You want to be well and healthy; you want to be free, to serve no master, to crawl and humiliate yourself before no man; you want to have well-being for yourself, your family, and those near and dear to you. And not to be harassed and worried by the fear of to-morrow.

You may feel sure that every one else wants the same. So the whole matter seems to stand this way:

You want health, liberty, and well-being. Every one is like yourself in this respect.

Therefore we all seek the same thing in life.

Then why should we not all seek it together, by joint effort, helping each other in it?

Why should we cheat and rob, kill and murder each other, if we all seek the same thing? Aren't you entitled to the things you want as well as the next man?

Or is it that we can secure our health, liberty, and well-being better by fighting and slaughtering each other?

Or because there is no other way?

Let us look into this.

Does it not stand to reason that if we all want the same thing in life, if we have the same aim, then our interests must also be the same? In that case we should live like brothers, in peace and friendship; we should be good to each other, and help each other all we can.

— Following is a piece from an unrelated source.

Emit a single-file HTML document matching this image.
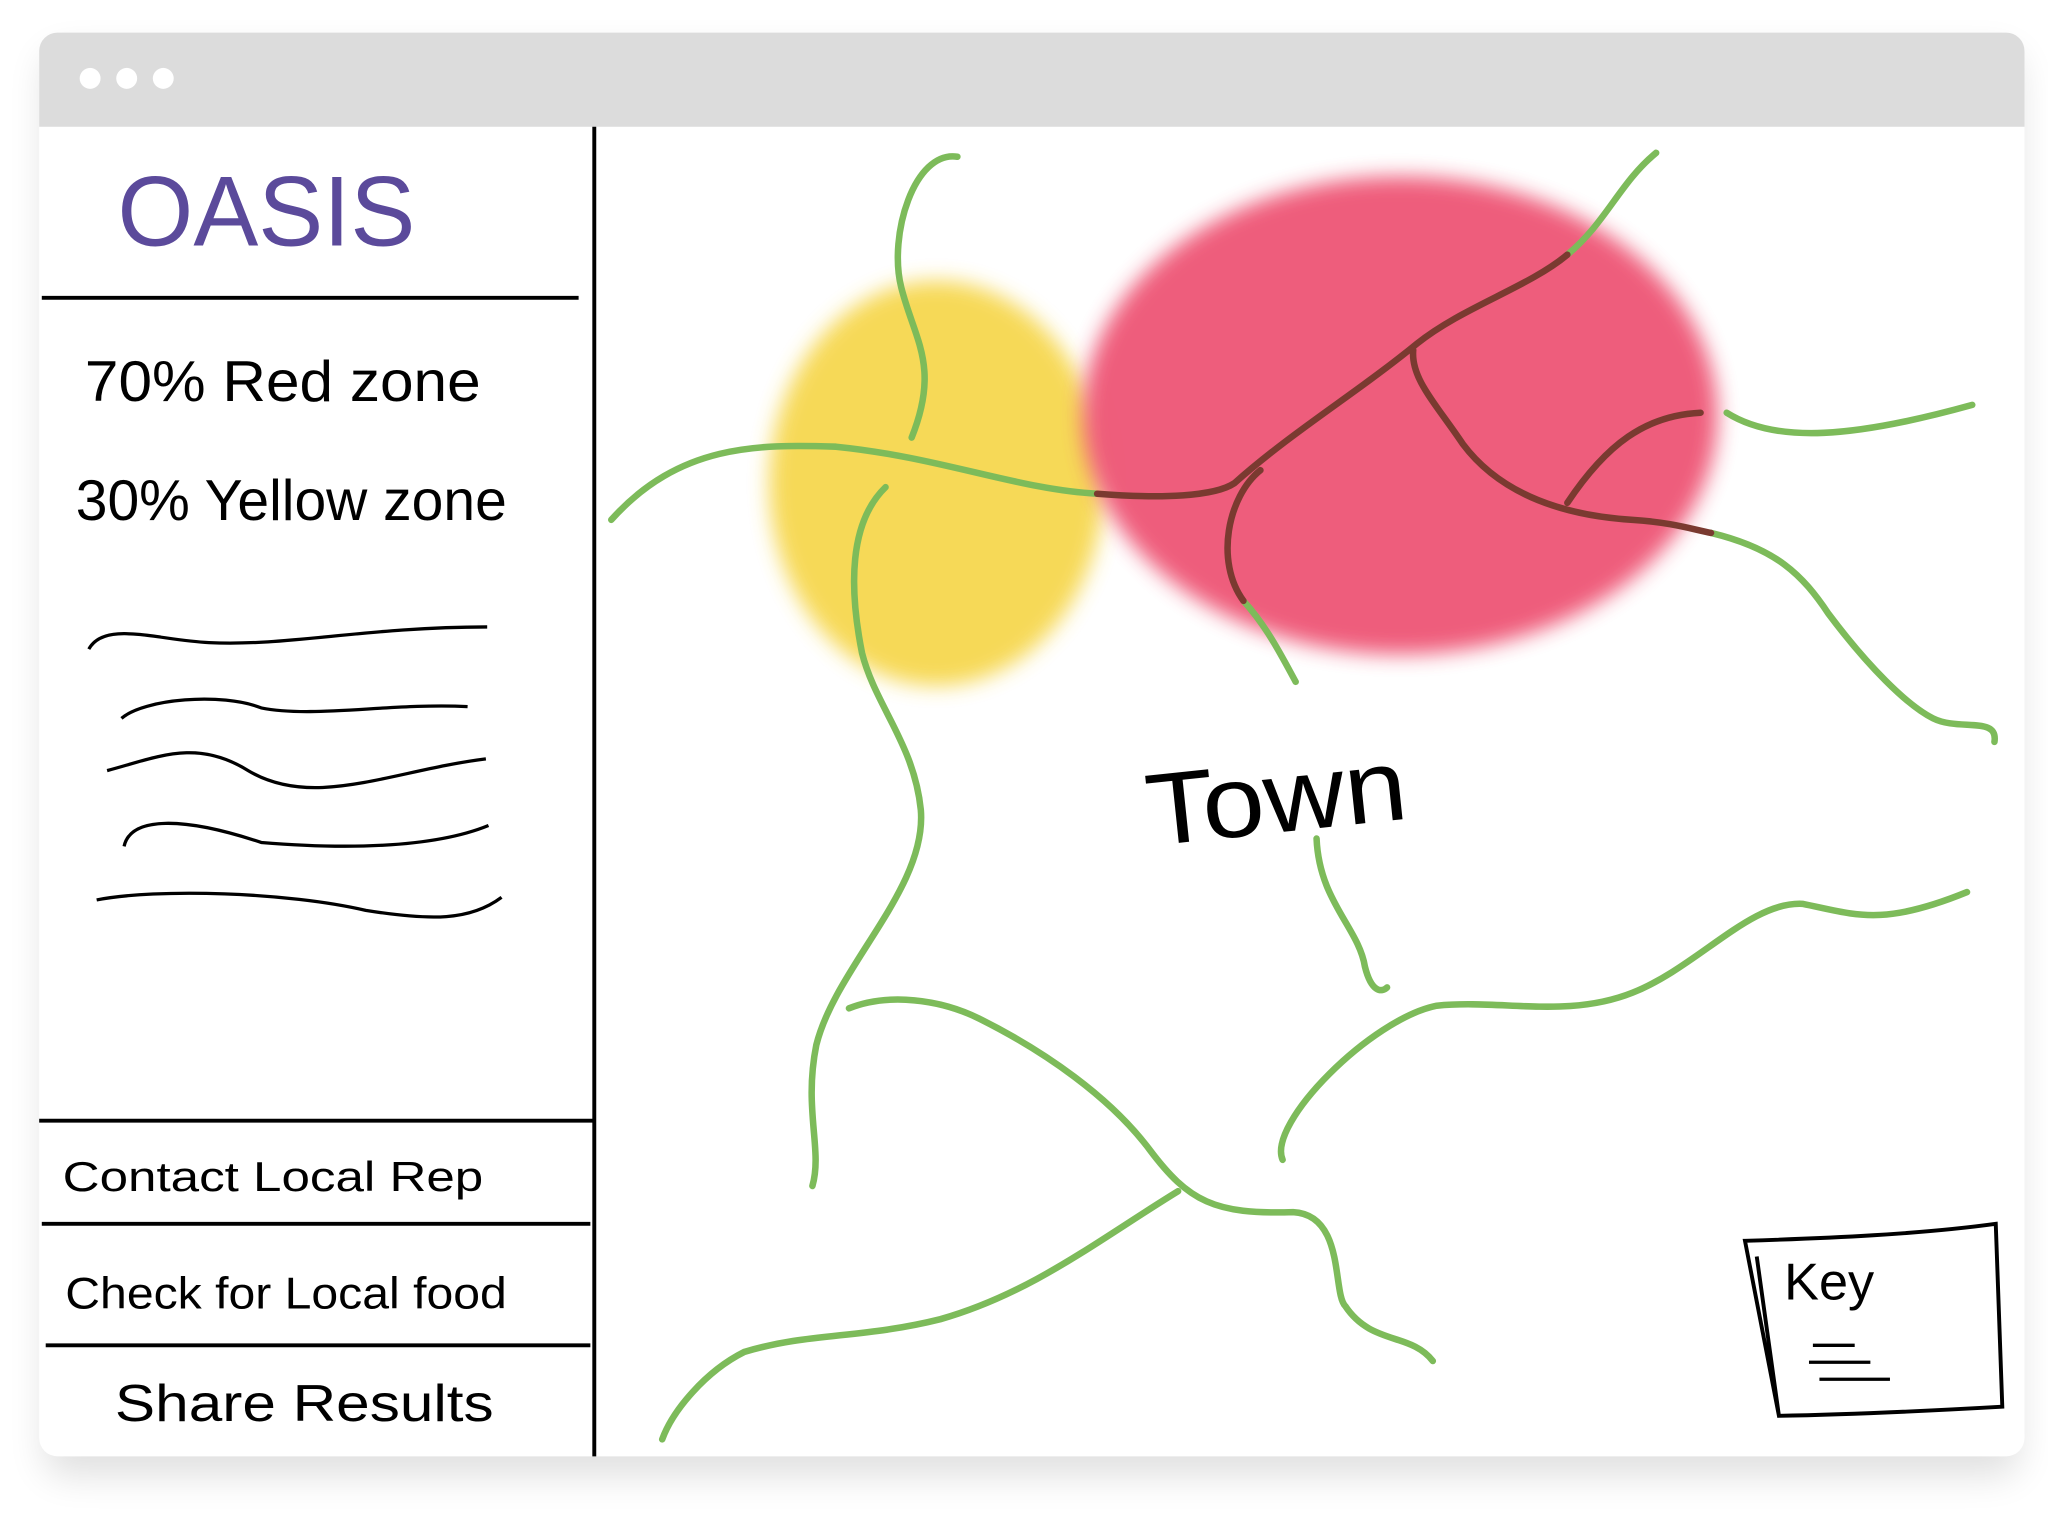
<!DOCTYPE html>
<html><head><meta charset="utf-8"><style>
html,body{margin:0;padding:0;background:#fff;}
svg{display:block;}
text{font-family:"Liberation Sans",sans-serif;}
</style></head><body>
<svg width="2048" height="1536" viewBox="0 0 1568 1176" xmlns="http://www.w3.org/2000/svg">
<defs>
<filter id="sh" x="-5%" y="-5%" width="110%" height="115%"><feGaussianBlur stdDeviation="14"/></filter>
<filter id="bl" x="-30%" y="-30%" width="160%" height="160%"><feGaussianBlur stdDeviation="8"/></filter>
</defs>
<rect x="34" y="40" width="1512" height="1090" rx="16" fill="#000" opacity="0.12" filter="url(#sh)"/>
<g>
<rect x="30" y="25" width="1520" height="1090" rx="14" fill="#fff"/>
<path d="M30 97 V39 a14 14 0 0 1 14 -14 H1536 a14 14 0 0 1 14 14 V97 Z" fill="#dcdcdc"/>
<circle cx="69" cy="60" r="8" fill="#fff"/>
<circle cx="97" cy="60" r="8" fill="#fff"/>
<circle cx="125" cy="60" r="8" fill="#fff"/>
</g>
<g stroke="#000" stroke-width="3" fill="none">
<path d="M455 97 V1115"/>
<path d="M32 228 H443"/>
<path d="M30 858 H455"/>
<path d="M32 937 H452"/>
<path d="M35 1030 H452"/>
</g>
<text x="90" y="188" font-size="76" fill="#5b4a9b" textLength="228" lengthAdjust="spacingAndGlyphs">OASIS</text>
<text x="65" y="307" font-size="44" fill="#000" textLength="303" lengthAdjust="spacingAndGlyphs">70%  Red  zone</text>
<text x="58" y="398" font-size="44" fill="#000" textLength="330" lengthAdjust="spacingAndGlyphs">30%  Yellow  zone</text>
<g stroke="#000" stroke-width="2.5" fill="none">
<path d="M68 497 C80 475 120 490 160 492 C220 495 280 480 373 480"/>
<path d="M93 550 C110 535 170 530 200 542 C240 550 300 538 358 541"/>
<path d="M82 590 C120 580 150 565 190 590 C240 620 300 590 372 581"/>
<path d="M95 648 C100 625 140 625 200 645 C260 650 330 650 374 632"/>
<path d="M74 689 C120 680 220 683 280 697 C330 705 360 705 384 687"/>
</g>
<text x="48" y="912" font-size="32" fill="#000" textLength="322" lengthAdjust="spacingAndGlyphs">Contact  Local  Rep</text>
<text x="50" y="1002" font-size="34" fill="#000" textLength="338" lengthAdjust="spacingAndGlyphs">Check  for Local  food</text>
<text x="88" y="1088" font-size="40" fill="#000" textLength="290" lengthAdjust="spacingAndGlyphs">Share  Results</text>
<g>
<ellipse cx="717" cy="370" rx="128" ry="155" fill="#f6d64a" opacity="0.92" filter="url(#bl)"/>
<ellipse cx="1072" cy="318" rx="243" ry="183" fill="#ee5575" opacity="0.95" filter="url(#bl)"/>
<g stroke="#7dbb5a" stroke-width="5" fill="none" stroke-linecap="round">
<path d="M733 120 C700 115 680 180 690 220 C700 260 720 280 698 335"/>
<path d="M468 398 C520 340 580 340 640 342 C720 350 780 375 840 378"/>
<path d="M678 373 C650 400 650 450 660 500 C670 540 700 570 705 620 C710 680 640 740 625 800 C615 850 630 880 622 908"/>
<path d="M1268 117 C1240 140 1230 170 1200 195"/>
<path d="M1322 316 C1360 340 1420 335 1510 310"/>
<path d="M1310 408 C1360 420 1380 440 1400 470 C1430 510 1460 540 1480 550 C1500 560 1530 548 1527 568"/>
<path d="M952 460 C970 480 980 500 992 522"/>
<path d="M1008 642 C1010 690 1040 710 1045 740 C1050 760 1058 760 1062 756"/>
<path d="M650 772 C680 760 720 765 750 780 C800 805 850 840 880 880 C910 920 930 930 990 928 C1030 930 1020 990 1030 1000 C1050 1030 1080 1020 1097 1042"/>
<path d="M902 912 C840 950 790 990 720 1010 C660 1025 620 1020 570 1035 C540 1050 515 1080 507 1102"/>
<path d="M982 888 C970 860 1050 780 1100 770 C1150 765 1200 780 1250 760 C1300 740 1340 690 1380 692 C1420 700 1440 710 1506 683"/>
</g>
<g stroke="#7a3a30" stroke-width="5" fill="none" stroke-linecap="round">
<path d="M840 378 C890 382 930 380 945 370 C990 330 1040 300 1085 263 C1120 235 1170 220 1200 195"/>
<path d="M965 360 C940 380 930 430 952 460"/>
<path d="M1082 268 C1080 290 1100 310 1120 340 C1150 380 1200 395 1250 398 C1280 400 1295 405 1310 408"/>
<path d="M1302 316 C1260 318 1230 340 1200 385"/>
</g>
<text x="876" y="638" font-size="78" fill="#000" textLength="200" lengthAdjust="spacingAndGlyphs" transform="rotate(-6 970 600)">Town</text>
<g>
<path d="M1336 950 C1400 948 1470 945 1528 937 L1533 1077 C1480 1080 1420 1083 1362 1084 Z M1345 962 L1362 1084" stroke="#000" stroke-width="3" fill="none"/>
<text x="1366" y="995" font-size="40" fill="#000">Key</text>
<path d="M1388 1030 H1420 M1385 1043 H1432 M1393 1056 H1447" stroke="#000" stroke-width="2.5"/>
</g>
</g>
</svg>
</body></html>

But you know that it is not at all that way in life. You know that we do not live like brothers. You know that the world is full of strife and war, of misery, injustice, and wrong, of crime, poverty, and oppression.

Why is it that way then?

It is because, though we all have the same aim in life, our interests are different. It is this that makes all the trouble in the world.
Just think it over yourself.

Suppose you want to get a pair of shoes or a hat. You go into the store and you try to buy what you need as reasonably and cheaply as you can. That is your interest. But the store-keeper's interest is to sell it to you as dearly as he can, because then his profit will be greater. That is because everything in the life we live is built on making a profit, one way or another. We live in a system of profit-making.